1. Opinion

FAMU president should exit

Published May 14, 2012

Florida A&M President James Ammons' announcement Monday that the university's marching band will not perform during the 2012-13 school year should not allow him to escape accountability for a scandal that has stained the institution. Six months after the hazing death of drum major Robert Champion, each new revelation suggests a renegade culture that was allowed to fester for years. Restoring the university's credibility will require new leadership, and Ammons should resign or be fired.

It has been a steady dirge of tone-deaf notes engulfing FAMU's once acclaimed and now disgraced marching band. But it is a symphony of scandal entirely of the university's own making. For decades, school officials knew about the brutal culture of hazing assaults on band members and did little or nothing to stop it. Now Ammons has disclosed that 101 of the marching band's members last fall were not even students. Imagine the outrage if dozens of football players at the University of Florida or Florida State University turned out to be ringers.

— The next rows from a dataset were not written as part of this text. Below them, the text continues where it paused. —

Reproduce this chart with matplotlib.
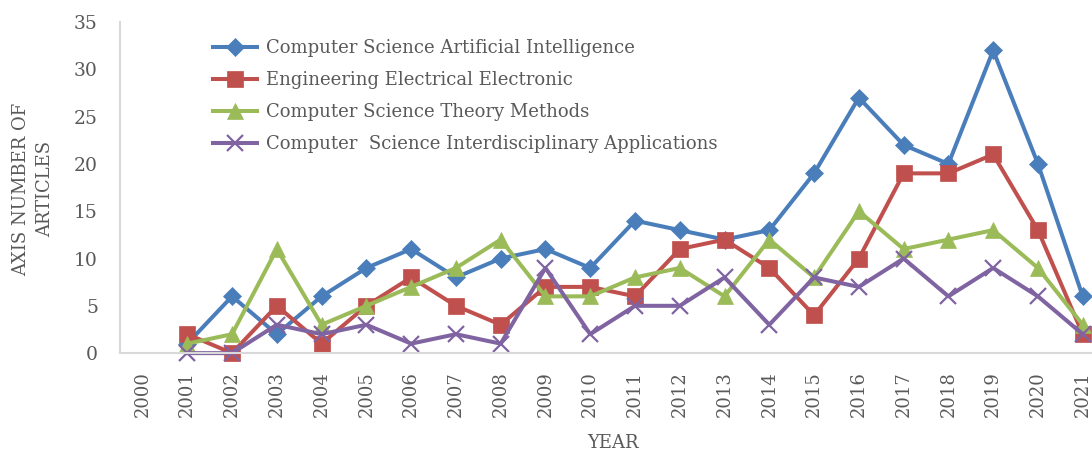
import matplotlib
matplotlib.use("Agg")
import matplotlib.pyplot as plt

years = [str(y) for y in range(2000, 2022)]
ai = [None, 1, 6, 2, 6, 9, 11, 8, 10, 11, 9, 14, 13, 12, 13, 19, 27, 22, 20, 32, 20, 6]
eee = [None, 2, 0, 5, 1, 5, 8, 5, 3, 7, 7, 6, 11, 12, 9, 4, 10, 19, 19, 21, 13, 2]
theory = [None, 1, 2, 11, 3, 5, 7, 9, 12, 6, 6, 8, 9, 6, 12, 8, 15, 11, 12, 13, 9, 3]
inter = [None, 0, 0, 3, 2, 3, 1, 2, 1, 9, 2, 5, 5, 8, 3, 8, 7, 10, 6, 9, 6, 2]

labels = ["Computer Science Artificial Intelligence",
          "Engineering Electrical Electronic",
          "Computer Science Theory Methods",
          "Computer  Science Interdisciplinary Applications"]
colors = ["#4A7EBB", "#C0504D", "#9BBB59", "#8064A2"]
markers = ["D", "s", "^", "x"]
msizes = [9, 11, 11, 11]

plt.rcParams['font.family'] = ['DejaVu Serif']
txt = "#595959"

fig = plt.figure(figsize=(10.92, 4.58), dpi=100)
ax = fig.add_axes([0.110, 0.229, 0.902, 0.723])

x = list(range(len(years)))
for vals, lab, c, m, ms in zip([ai, eee, theory, inter], labels, colors, markers, msizes):
    xs = [i for i, v in zip(x, vals) if v is not None]
    ys = [v for v in vals if v is not None]
    ax.plot(xs, ys, color=c, lw=2.9, marker=m, markersize=ms,
            markeredgewidth=1.6 if m == "x" else 0.5, markeredgecolor=c,
            label=lab, clip_on=False)

ax.set_xlim(-0.5, len(years) - 0.5)
ax.set_ylim(0, 35)
ax.set_yticks(range(0, 36, 5))
ax.set_xticks(x)
ax.set_xticklabels(years, rotation=90, fontsize=13, color=txt)
ax.tick_params(axis='y', labelsize=13.5, colors=txt, length=0, pad=16)
ax.tick_params(axis='x', length=0, pad=13)
for s in ["top", "right"]:
    ax.spines[s].set_visible(False)
for s in ["left", "bottom"]:
    ax.spines[s].set_color("#D9D9D9")
    ax.spines[s].set_linewidth(1.5)

ax.set_xlabel("YEAR", fontsize=13, color=txt, labelpad=12)
fig.text(0.030, 0.587, "AXIS NUMBER OF\nARTICLES", rotation=90, fontsize=13,
         color=txt, ha="center", va="center", linespacing=1.45)

leg = ax.legend(loc="upper left", bbox_to_anchor=(0.078, 0.998), frameon=False,
                fontsize=13, handlelength=2.45, handletextpad=0.45,
                labelspacing=0.78, labelcolor=txt)

fig.savefig("out.png", dpi=100)
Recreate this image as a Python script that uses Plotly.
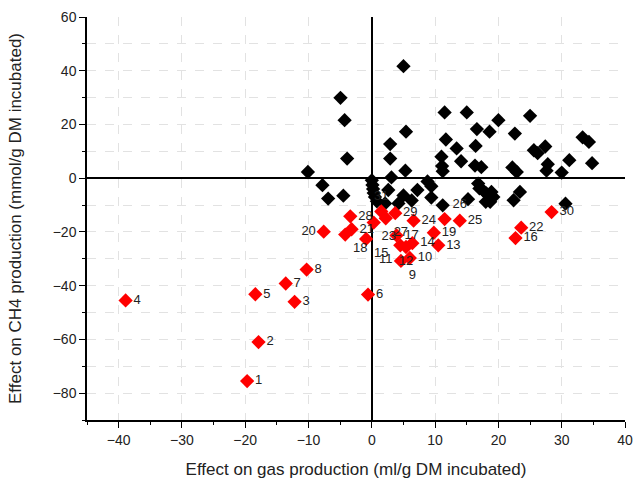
import plotly.graph_objects as go

# Black (unlabelled) points: effect on gas production (x), effect on CH4 production (y)
black_x = [-10.1, -4.95, -4.3, -3.9, -7.8, -6.9, -4.5, 5.0, 5.4, 2.9, 2.9, 3.1, 5.3, 2.6, 5.0,
           7.2, 8.8, 9.4, 9.4, 11.5, 15.0, 11.7, 11.0, 11.1, 11.2, 13.4, 14.1, 16.6, 16.4, 16.3,
           17.3, 18.6, 20.0, 22.6, 25.0, 22.2, 22.9, 25.6, 26.2, 27.4, 27.8, 27.6, 30.0, 31.2,
           33.3, 34.3, 34.8, 16.8, 17.0, 17.6, 18.1, 18.9, 19.2, 18.0, 18.7, 15.2, 11.2, 23.4,
           22.4, 30.6, 0.0, 0.1, 0.2, 0.3, 0.5, 0.8, 2.1, 4.2, 6.3]
black_y = [2.3, 29.9, 21.6, 7.3, -2.6, -7.6, -6.5, 41.7, 17.3, 12.7, 7.3, 0.3, 2.8, -4.4, -6.4,
           -4.4, -1.2, -3.0, -7.2, 24.5, 24.5, 14.4, 8.0, 4.5, 2.6, 11.1, 6.3, 18.3, 12.0, 4.7,
           4.1, 17.3, 21.6, 16.6, 23.2, 4.0, 2.3, 10.4, 9.3, 11.8, 5.2, 2.8, 2.1, 6.7,
           15.2, 13.5, 5.6, -2.0, -3.8, -4.6, -5.7, -5.1, -7.0, -8.8, -8.8, -7.8, -10.1, -5.1,
           -8.2, -9.5, -0.8, -2.5, -4.0, -5.5, -7.0, -8.6, -9.4, -9.4, -8.3]

# Red (labelled) points
red_labels = [str(i) for i in range(1, 32)]
red_x = [-19.7, -17.9, -12.2, -38.9, -18.4, -0.6, -13.6, -10.3, 4.6, 6.0,
         4.5, 5.4, 10.5, 6.4, -0.9, 22.7, 3.9, -4.2, 9.8, -7.6,
         -3.2, 23.6, 0.3, 6.6, 13.9, 11.5, 2.2, -3.4, 3.7, 28.4, 1.5]
red_y = [-75.5, -61.0, -46.0, -45.5, -43.2, -43.3, -39.2, -34.0, -30.8, -29.7,
         -25.0, -25.6, -25.0, -24.2, -22.6, -22.3, -21.3, -21.0, -20.3, -19.9,
         -19.0, -18.4, -16.5, -15.8, -15.8, -15.2, -14.9, -14.2, -13.0, -12.6, -12.4]
red_textpos = ["middle right"] * 31
for lab, pos in {"9": "bottom right", "11": "bottom left", "12": "bottom center",
                 "15": "bottom right", "18": "bottom right", "20": "middle left",
                 "23": "bottom right", "27": "bottom right", "26": "top right",
                 "31": "top center"}.items():
    red_textpos[int(lab) - 1] = pos

x_ticks = [-40, -30, -20, -10, 0, 10, 20, 30, 40]
y_ticks = [-80, -60, -40, -20, 0, 20, 40, 60]

FONT = "Liberation Sans, Arial, sans-serif"

fig = go.Figure()
fig.add_trace(go.Scatter(
    x=black_x, y=black_y, mode="markers",
    marker=dict(symbol="diamond", size=11, color="black"),
    showlegend=False, hoverinfo="x+y", cliponaxis=False))
fig.add_trace(go.Scatter(
    x=red_x, y=red_y, mode="markers+text", text=red_labels,
    textposition=red_textpos,
    textfont=dict(family=FONT, size=13, color="#222222"),
    marker=dict(symbol="diamond", size=11, color="#ff0000"),
    showlegend=False, hoverinfo="x+y+text", cliponaxis=False))

axis_common = dict(
    automargin=False,
    showline=True, linecolor="black", linewidth=1.5,
    ticks="outside", ticklen=6, tickcolor="black", tickwidth=1.2,
    zeroline=True, zerolinecolor="black", zerolinewidth=1.8,
    showgrid=True, gridcolor="#e2e2e2", griddash="dash", gridwidth=1,
    tickfont=dict(family=FONT, size=14, color="#222222"),
)

fig.update_xaxes(
    range=[-45, 40], tickvals=x_ticks,
    minor=dict(dtick=5, tick0=0, ticks="outside", ticklen=3, tickcolor="black", showgrid=False),
    title=dict(text="Effect on gas production (ml/g DM incubated)",
               font=dict(family=FONT, size=17, color="#222222"), standoff=17),
    **axis_common)
fig.update_yaxes(
    range=[-90, 60], tickvals=y_ticks,
    minor=dict(dtick=10, tick0=0, ticks="outside", ticklen=3, tickcolor="black",
               showgrid=True, gridcolor="#e2e2e2", griddash="dash"),
    title=dict(text="Effect on CH4 production (mmol/g DM incubated)",
               font=dict(family=FONT, size=17, color="#222222"), standoff=27),
    **axis_common)

fig.update_layout(
    width=644, height=490,
    margin=dict(l=87, r=19, t=17, b=70),
    paper_bgcolor="white", plot_bgcolor="white",
)

fig.write_html("out.html", config={"displayModeBar": False},
               post_script="document.body.style.margin='0';document.body.style.padding='0';")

Yet Ammons accepted no responsibility in a conference call Monday with the university's board of trustees. Trustee Narayan Persaud, the president of the faculty senate, said various school officials have denied they are to blame for nonstudents marching in the band and asked, "Who is indeed responsible?"

Apparently not the university president. Ammons said it was university policy that all band members be students, but he blamed the instructors of a mandatory music class for band members for failing to verify enrollment information. The university president is passing the buck for an institutional failure, and it is inconceivable that he did not know this had been a longtime issue with the band.

As interim FAMU president in 2005, Castell Bryant tried to ensure only FAMU students played in the band. When band members threatened not to perform unless FSU students and former FAMU students were allowed to perform, Bryant said she would take away their scholarships if they did not play. Yet last year 49 band members were students at Tallahassee Community College or FSU. None were enrolled in the required FAMU music course to make them eligible to perform. Another 52 band members were ex-FAMU students. Three of the 13 people charged in Champion's hazing death were not FAMU students and should not have even been in the band.

If Ammons didn't know that the Marching 100 was filled with imposters, he should have. Julian White, who oversaw the FAMU marching band for 14 years, certainly knew and apparently didn't care. He abruptly retired last week after Ammons released the information. White previously had complained that he tried to end the hazing but was ignored. That explanation is not good enough.

FAMU's band is famous for its disciplined marching routines. But because of arrogance and incompetence, the university's administration and its fabled Marching 100 lost their way. It's time for Ammons to go and for new leadership that can lead the university out of this crisis.